Pela mão de Ionut Cosmin Nada, acedemos à dimensão mais humana do trabalho. Num texto autobiográfico, este jovem romeno assume o olhar como imigrante acolhido no seio de outro povo. Vê a sociedade portuguesa como possibilidade. Reflete sobre a metodologia do projeto. Elabora sobre igualdade e partilha de lideranças e o seu percurso de literacia. Examina lideranças partilhadas e qualidade de vida. Na primeira pessoa, termina: «Ganhei (…) uma consciência outra tanto em relação aos temas tratados, como em relação às minhas práticas e ações quotidianas» (p. 284). Que melhores resultados?

Filiada na Sementes de Futuro e jornalista, Filipa Júlio inspira na partilha duma experiência distinta de outras ações – a arte como meio e fim da expressão pessoal.

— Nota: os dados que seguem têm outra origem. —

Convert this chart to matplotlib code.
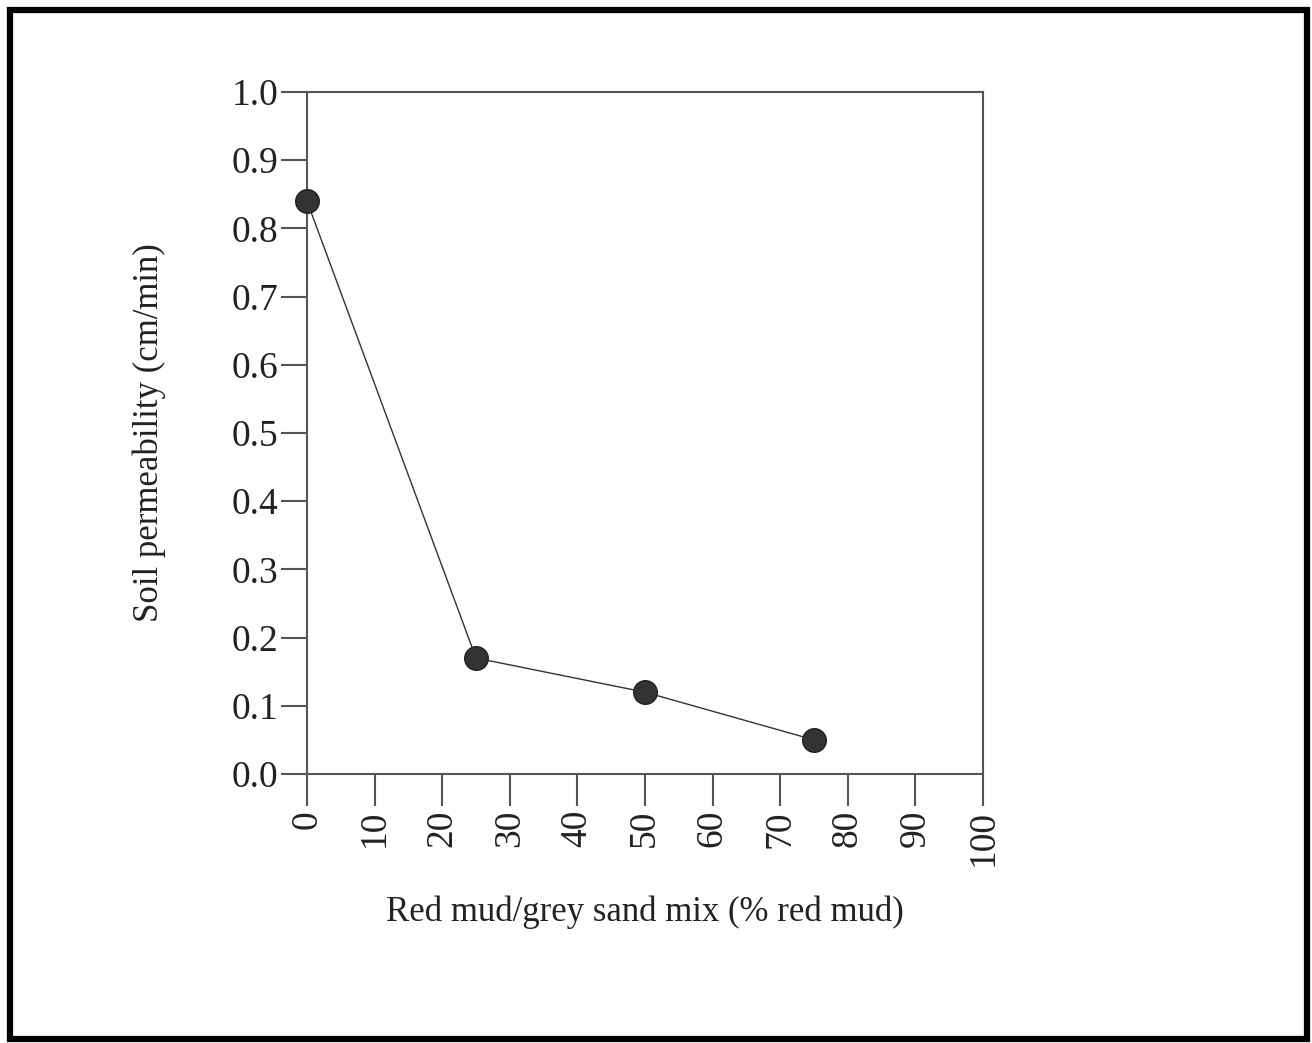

Permite realçar o potencial apropriativo do projeto. Uma efetiva intertextualidade cobre imagens, texto escrito e voz… a mensagem de continuidade na máxima Transformamos, transformando-nos, cultivamos, cultivando-nos, visando a sustentabilidade do projecto social» (p. 295).

O texto de Raquel Ribeiro e Claúdia Múrias discute o contributo do projeto. Cruza dados percentuais e vozes. Aborda a metodologia. Evidencia a diversidade das pessoas participantes, motivações, enriquecimento pessoal e mudança de atitudes e práticas. Acentuando os efeitos transformadores do projeto, permite a reflexão para futuro.

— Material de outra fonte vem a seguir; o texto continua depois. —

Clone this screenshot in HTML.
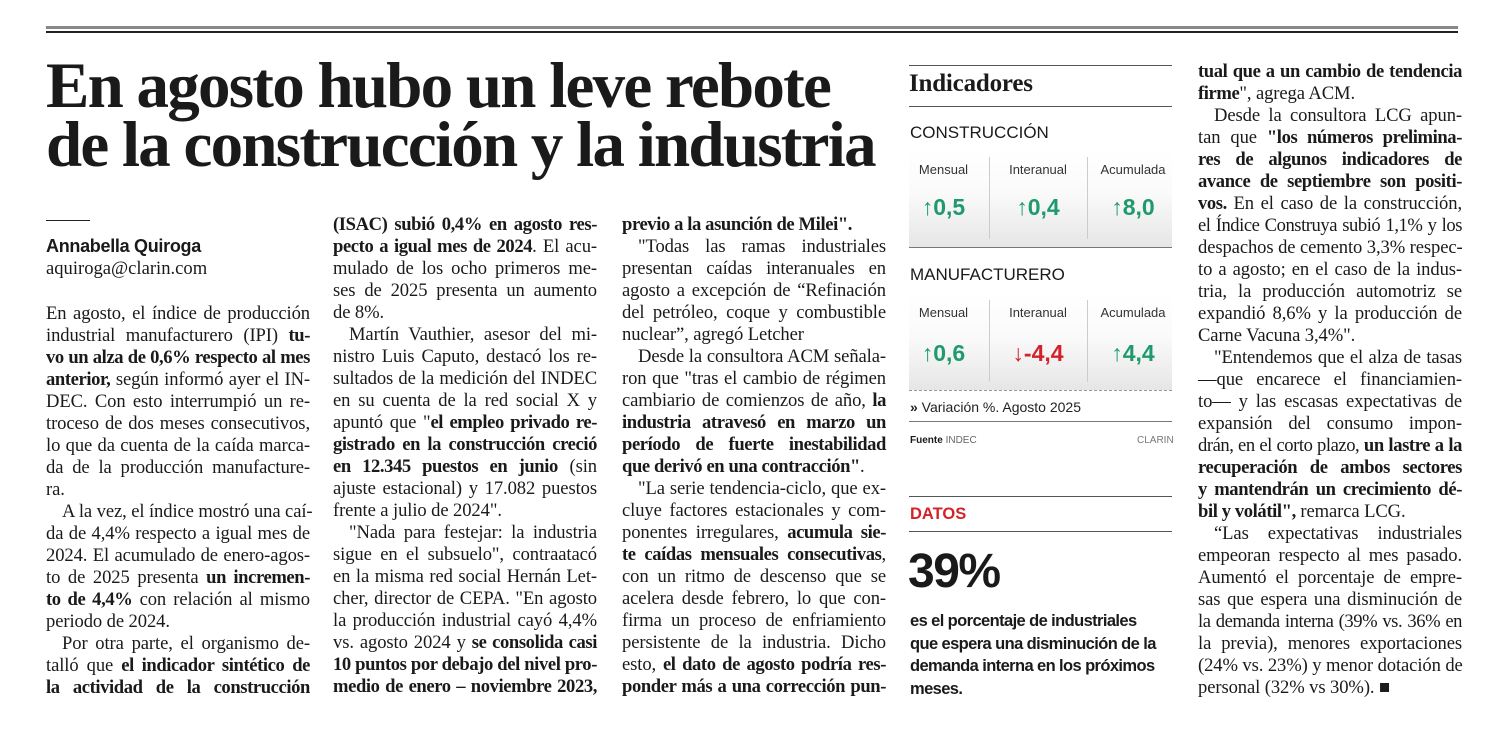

Helena Araújo, no posfácio, assume deixar-se seduzir por algumas das linhas do livro. Acentua novos «registos duma linguagem que sublinha o que se procura de novo» (p. 323).

Como avaliadoras externas, que dialogaram com o projeto, congratulamo-nos também com o aval dado à equipa, quando questionadas quanto ao potencial valor da obra para publicação.

 

Notas:

1A obra em análise foi produto do projeto Literacia para a Igualdade de Género e Qualidade de Vida Lideranças Partilhadas, cujas avaliadoras externas foram Eunice Macedo e Amélia Macedo, no âmbito da parceria entre a Fundação Cuidar O Futuro e o Instituto Paulo Freire de Portugal. Detalhes sobre a obra podem ser consultados no Relatório do Projeto.

2Fernanda Henriques apela a este conceito em «As teias da razão: A racionalidade hermenêutica e o feminismo» na obra organizada por M. Luísa Ribeiro Ferreira As teias que as mulheres tecem, de 2003.

3Ideia central ao texto de Valerie Hey, na ex aequo 7, de 2002.

4Categorização utilizada por Madeleine Arnot, em Gender voices in the classroom, em 2006, distinguindo tradições no uso da voz.

5Paulo Freire estabelece, com este neologismo, a articulação inalienável entre palavra e mundo.

6Andrea Peniche e Eunice Macedo exploram este tema, em 2004, na recensão duma obra de Maria Zambrano, na ex aequo, 9.

7Na linha de Inclusion and democracy, de 2002.

8Expressão que traduz a denominação utilizada por Ann Baker, Patricia Jensen e David Kolb em Conversation as experimental learning, de 2002.